Stated problem: Leave out the pictures; transcribe all else exactly.

Given data:

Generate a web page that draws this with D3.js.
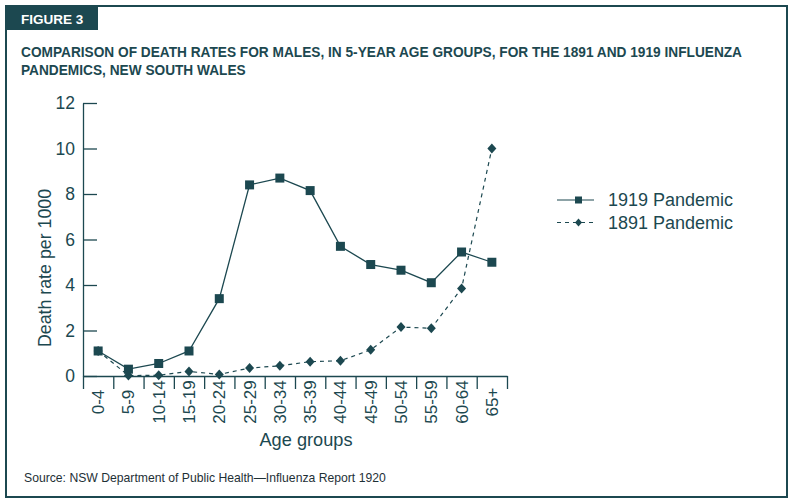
<!DOCTYPE html>
<html>
<head>
<meta charset="utf-8">
<script src="https://cdn.jsdelivr.net/npm/d3@7"></script>
<style>
  body { margin: 0; background: #fff; }
  text { font-family: "Liberation Sans", Arial, sans-serif; }
</style>
</head>
<body>
<svg id="chart" width="795" height="504"></svg>
<script>
// data
var ageGroups = ["0-4","5-9","10-14","15-19","20-24","25-29","30-34","35-39",
                 "40-44","45-49","50-54","55-59","60-64","65+"];
var rates1919 = [1.1, 0.3, 0.55, 1.1, 3.4, 8.4, 8.7, 8.15, 5.7, 4.9, 4.65, 4.1, 5.45, 5.0];
var rates1891 = [1.1, 0.02, 0.03, 0.2, 0.07, 0.35, 0.45, 0.63, 0.67, 1.15, 2.15, 2.1, 3.85, 10.0];
var yTicks = [0, 2, 4, 6, 8, 10, 12];
var seriesNames = ["1919 Pandemic", "1891 Pandemic"];

var ink = "#1c4850";
var svg = d3.select("#chart");

// frame + tab
svg.append("rect").attr("x", 6).attr("y", 6).attr("width", 781).attr("height", 491)
   .attr("fill", "none").attr("stroke", ink).attr("stroke-width", 2);
svg.append("rect").attr("x", 5).attr("y", 5).attr("width", 93).attr("height", 25).attr("fill", ink);
svg.append("text").attr("x", 21).attr("y", 23.5).attr("fill", "#fff")
   .attr("font-size", 13.5).attr("font-weight", "bold").text("FIGURE 3");

// title (squeezed a bit, original is a condensed face)
var t1 = svg.append("text").attr("x", 21).attr("y", 57).attr("fill", ink)
   .attr("font-size", 13.8).attr("font-weight", "bold")
   .text("COMPARISON OF DEATH RATES FOR MALES, IN 5-YEAR AGE GROUPS, FOR THE 1891 AND 1919 INFLUENZA");
var t2 = svg.append("text").attr("x", 21).attr("y", 75).attr("fill", ink)
   .attr("font-size", 13.8).attr("font-weight", "bold")
   .text("PANDEMICS, NEW SOUTH WALES");
var squeeze = 721 / t1.node().getComputedTextLength();
t1.attr("textLength", 721).attr("lengthAdjust", "spacingAndGlyphs");
t2.attr("textLength", t2.node().getComputedTextLength() * squeeze).attr("lengthAdjust", "spacingAndGlyphs");

// scales
var x = d3.scaleBand().domain(ageGroups).range([83, 507]).padding(0);
var xEdges = d3.scaleLinear().domain([0, ageGroups.length]).range([83, 507]);
var y = d3.scaleLinear().domain([0, 12]).range([376, 103]);

// y axis, ticks point inward
var yAxis = svg.append("g").attr("transform", "translate(83,0)")
   .call(d3.axisLeft(y).tickValues(yTicks).tickSizeInner(-14).tickSizeOuter(0).tickPadding(8));
yAxis.selectAll("text").attr("font-size", 17.5).attr("fill", ink).attr("font-family", null);
yAxis.selectAll("line, path").attr("stroke", ink).attr("stroke-width", 1.3);

// x axis: boundary ticks
var xAxis = svg.append("g").attr("transform", "translate(0,376)")
   .call(d3.axisBottom(xEdges).tickValues(d3.range(ageGroups.length + 1)).tickFormat("").tickSizeInner(13).tickSizeOuter(0));
xAxis.selectAll("line, path").attr("stroke", ink).attr("stroke-width", 1.3);

// x labels, rotated
var xLab = svg.append("g").attr("transform", "translate(0,376)")
   .call(d3.axisBottom(x).tickSize(0));
xLab.select(".domain").remove();
xLab.selectAll("text")
   .attr("font-size", 17).attr("fill", ink).attr("font-family", null)
   .attr("x", 0).attr("y", 0).attr("dy", "0.35em")
   .attr("text-anchor", "middle")
   .attr("transform", "translate(0,26) rotate(-90)");

// axis titles
svg.append("text").attr("x", 306).attr("y", 446).attr("text-anchor", "middle")
   .attr("font-size", 18.2).attr("fill", ink).text("Age groups");
svg.append("text").attr("transform", "translate(51,268) rotate(-90)").attr("text-anchor", "middle")
   .attr("font-size", 17.8).attr("fill", ink).text("Death rate per 1000");

// lines
var line = d3.line()
   .x(function(d, i) { return x(ageGroups[i]) + x.bandwidth() / 2; })
   .y(function(d) { return y(d); });

svg.append("path").datum(rates1891).attr("d", line)
   .attr("fill", "none").attr("stroke", ink).attr("stroke-width", 1.2).attr("stroke-dasharray", "4,4");
svg.append("path").datum(rates1919).attr("d", line)
   .attr("fill", "none").attr("stroke", ink).attr("stroke-width", 1.3);

// squat diamond like the print (about 9 wide, 10 tall)
function diamondPath(w, h) {
  var p = d3.path();
  p.moveTo(0, -h / 2); p.lineTo(w / 2, 0); p.lineTo(0, h / 2); p.lineTo(-w / 2, 0); p.closePath();
  return p.toString();
}

svg.selectAll(".dia").data(rates1891).enter().append("path").attr("class", "dia")
   .attr("d", diamondPath(9, 10))
   .attr("transform", function(d, i) { return "translate(" + (x(ageGroups[i]) + x.bandwidth() / 2) + "," + y(d) + ")"; })
   .attr("fill", ink);

svg.selectAll(".sq").data(rates1919).enter().append("rect").attr("class", "sq")
   .attr("x", function(d, i) { return x(ageGroups[i]) + x.bandwidth() / 2 - 4.5; })
   .attr("y", function(d) { return y(d) - 4.5; })
   .attr("width", 9).attr("height", 9)
   .attr("fill", ink);

// legend
var legend = svg.append("g");
seriesNames.forEach(function(name, i) {
  var ly = 200 + i * 22.5;
  legend.append("line").attr("x1", 557).attr("x2", 594).attr("y1", ly).attr("y2", ly)
     .attr("stroke", ink).attr("stroke-width", 1.2)
     .attr("stroke-dasharray", i === 0 ? null : "4,4");
  if (i === 0) {
    legend.append("rect").attr("x", 575).attr("y", ly - 3.5).attr("width", 7).attr("height", 7).attr("fill", ink);
  } else {
    legend.append("path").attr("d", diamondPath(7, 8))
       .attr("transform", "translate(578.5," + ly + ")").attr("fill", ink);
  }
  legend.append("text").attr("x", 608).attr("y", ly).attr("dy", "0.35em")
     .attr("font-size", 18).attr("fill", ink).text(name);
});

// source
svg.append("text").attr("x", 24).attr("y", 482).attr("font-size", 12.2).attr("fill", "#1e3036")
   .text("Source: NSW Department of Public Health\u2014Influenza Report 1920");
</script>
</body>
</html>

Exercise answer:
Generate a web page that draws this with D3.js.
<!DOCTYPE html>
<html>
<head>
<meta charset="utf-8">
<script src="https://cdn.jsdelivr.net/npm/d3@7"></script>
<style>
  body { margin: 0; background: #fff; }
  text { font-family: "Liberation Sans", Arial, sans-serif; }
</style>
</head>
<body>
<svg id="chart" width="795" height="504"></svg>
<script>
// data
var ageGroups = ["0-4","5-9","10-14","15-19","20-24","25-29","30-34","35-39",
                 "40-44","45-49","50-54","55-59","60-64","65+"];
var rates1919 = [1.1, 0.3, 0.55, 1.1, 3.4, 8.4, 8.7, 8.15, 5.7, 4.9, 4.65, 4.1, 5.45, 5.0];
var rates1891 = [1.1, 0.02, 0.03, 0.2, 0.07, 0.35, 0.45, 0.63, 0.67, 1.15, 2.15, 2.1, 3.85, 10.0];
var yTicks = [0, 2, 4, 6, 8, 10, 12];
var seriesNames = ["1919 Pandemic", "1891 Pandemic"];

var ink = "#1c4850";
var svg = d3.select("#chart");

// frame + tab
svg.append("rect").attr("x", 6).attr("y", 6).attr("width", 781).attr("height", 491)
   .attr("fill", "none").attr("stroke", ink).attr("stroke-width", 2);
svg.append("rect").attr("x", 5).attr("y", 5).attr("width", 93).attr("height", 25).attr("fill", ink);
svg.append("text").attr("x", 21).attr("y", 23.5).attr("fill", "#fff")
   .attr("font-size", 13.5).attr("font-weight", "bold").text("FIGURE 3");

// title (squeezed a bit, original is a condensed face)
var t1 = svg.append("text").attr("x", 21).attr("y", 57).attr("fill", ink)
   .attr("font-size", 13.8).attr("font-weight", "bold")
   .text("COMPARISON OF DEATH RATES FOR MALES, IN 5-YEAR AGE GROUPS, FOR THE 1891 AND 1919 INFLUENZA");
var t2 = svg.append("text").attr("x", 21).attr("y", 75).attr("fill", ink)
   .attr("font-size", 13.8).attr("font-weight", "bold")
   .text("PANDEMICS, NEW SOUTH WALES");
var squeeze = 721 / t1.node().getComputedTextLength();
t1.attr("textLength", 721).attr("lengthAdjust", "spacingAndGlyphs");
t2.attr("textLength", t2.node().getComputedTextLength() * squeeze).attr("lengthAdjust", "spacingAndGlyphs");

// scales
var x = d3.scaleBand().domain(ageGroups).range([83, 507]).padding(0);
var xEdges = d3.scaleLinear().domain([0, ageGroups.length]).range([83, 507]);
var y = d3.scaleLinear().domain([0, 12]).range([376, 103]);

// y axis, ticks point inward
var yAxis = svg.append("g").attr("transform", "translate(83,0)")
   .call(d3.axisLeft(y).tickValues(yTicks).tickSizeInner(-14).tickSizeOuter(0).tickPadding(8));
yAxis.selectAll("text").attr("font-size", 17.5).attr("fill", ink).attr("font-family", null);
yAxis.selectAll("line, path").attr("stroke", ink).attr("stroke-width", 1.3);

// x axis: boundary ticks
var xAxis = svg.append("g").attr("transform", "translate(0,376)")
   .call(d3.axisBottom(xEdges).tickValues(d3.range(ageGroups.length + 1)).tickFormat("").tickSizeInner(13).tickSizeOuter(0));
xAxis.selectAll("line, path").attr("stroke", ink).attr("stroke-width", 1.3);

// x labels, rotated
var xLab = svg.append("g").attr("transform", "translate(0,376)")
   .call(d3.axisBottom(x).tickSize(0));
xLab.select(".domain").remove();
xLab.selectAll("text")
   .attr("font-size", 17).attr("fill", ink).attr("font-family", null)
   .attr("x", 0).attr("y", 0).attr("dy", "0.35em")
   .attr("text-anchor", "middle")
   .attr("transform", "translate(0,26) rotate(-90)");

// axis titles
svg.append("text").attr("x", 306).attr("y", 446).attr("text-anchor", "middle")
   .attr("font-size", 18.2).attr("fill", ink).text("Age groups");
svg.append("text").attr("transform", "translate(51,268) rotate(-90)").attr("text-anchor", "middle")
   .attr("font-size", 17.8).attr("fill", ink).text("Death rate per 1000");

// lines
var line = d3.line()
   .x(function(d, i) { return x(ageGroups[i]) + x.bandwidth() / 2; })
   .y(function(d) { return y(d); });

svg.append("path").datum(rates1891).attr("d", line)
   .attr("fill", "none").attr("stroke", ink).attr("stroke-width", 1.2).attr("stroke-dasharray", "4,4");
svg.append("path").datum(rates1919).attr("d", line)
   .attr("fill", "none").attr("stroke", ink).attr("stroke-width", 1.3);

// squat diamond like the print (about 9 wide, 10 tall)
function diamondPath(w, h) {
  var p = d3.path();
  p.moveTo(0, -h / 2); p.lineTo(w / 2, 0); p.lineTo(0, h / 2); p.lineTo(-w / 2, 0); p.closePath();
  return p.toString();
}

svg.selectAll(".dia").data(rates1891).enter().append("path").attr("class", "dia")
   .attr("d", diamondPath(9, 10))
   .attr("transform", function(d, i) { return "translate(" + (x(ageGroups[i]) + x.bandwidth() / 2) + "," + y(d) + ")"; })
   .attr("fill", ink);

svg.selectAll(".sq").data(rates1919).enter().append("rect").attr("class", "sq")
   .attr("x", function(d, i) { return x(ageGroups[i]) + x.bandwidth() / 2 - 4.5; })
   .attr("y", function(d) { return y(d) - 4.5; })
   .attr("width", 9).attr("height", 9)
   .attr("fill", ink);

// legend
var legend = svg.append("g");
seriesNames.forEach(function(name, i) {
  var ly = 200 + i * 22.5;
  legend.append("line").attr("x1", 557).attr("x2", 594).attr("y1", ly).attr("y2", ly)
     .attr("stroke", ink).attr("stroke-width", 1.2)
     .attr("stroke-dasharray", i === 0 ? null : "4,4");
  if (i === 0) {
    legend.append("rect").attr("x", 575).attr("y", ly - 3.5).attr("width", 7).attr("height", 7).attr("fill", ink);
  } else {
    legend.append("path").attr("d", diamondPath(7, 8))
       .attr("transform", "translate(578.5," + ly + ")").attr("fill", ink);
  }
  legend.append("text").attr("x", 608).attr("y", ly).attr("dy", "0.35em")
     .attr("font-size", 18).attr("fill", ink).text(name);
});

// source
svg.append("text").attr("x", 24).attr("y", 482).attr("font-size", 12.2).attr("fill", "#1e3036")
   .text("Source: NSW Department of Public Health\u2014Influenza Report 1920");
</script>
</body>
</html>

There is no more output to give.